Still, Johnson said, officials are looking into the photo name tags “so every person who’s supposed to be in our building is readily identifiable.” With the pass and badge systems in place, the superintendent said, it will clearly mark any strangers walking around the building.

As part of the new system, he said school staffers will be required to approach people not wearing a badge or name tag and ask them why they are in the building.

Johnson said the district already has the equipment to create the badges, which will be worn as clips or on lanyards. He said SAD 1 will be implementing the picture ID system as soon as possible.

The superintendent also told the board that officials will be investigating the cost effectiveness and feasibility of staffing the main entrances of SAD 1 schools “to meet the public as they go in and out.”

“There’s more we can do and should do in this day and age,” Johnson said about increasing security in the schools.

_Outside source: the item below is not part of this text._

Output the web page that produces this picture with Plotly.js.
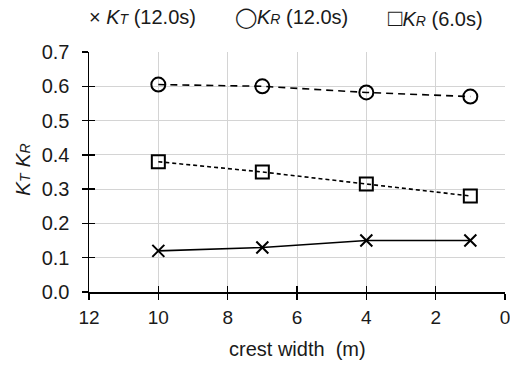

In other news, the school board:

. Unanimously approved a resolution to oppose the Taxpayer Bill of Rights, which will appear as Question 1 on the November ballot. The measure will ask if voters want to limit increases in state and local government spending and require voter approval for all tax and fee increases. The measure would limit the growth of spending at the state and local levels to the annual rate of inflation and population growth. It would require a two-thirds majority approval by voters for any tax or fee increases.

Supporters of the proposal maintain that TABOR allows for reasonable growth of government at all levels while also creating a stable tax and regulatory climate.

Johnson said Assistant Superintendent Jeff Bearden “ran the numbers” and that if TABOR had been implemented five years ago, SAD 1’s 2007 budget would be about $2 million less than what voters approved in May. The calculation was based on the district’s enrollment, which has decreased by about 1.5 percent every year for the last five years, and on the Consumer Price Index, which for the area has increased by about 2.6 percent.

According to the TABOR formula, that would have limited SAD 1 to an average budget growth of 1.1 percent. The district’s growth has seen an average increase of about 3.5 percent – needed simply to pass a status quo budget, officials said.

Bearden also pointed out that with 75 percent of the district’s budget going to employees, if SAD 1 had to reduce its budget by $2 million, a lot of that impact would have been felt by the staff.

Officials approved a resolution opposing the measure, amending it only to add information on how SAD 1 specifically would be affected by TABOR, if it is put in place.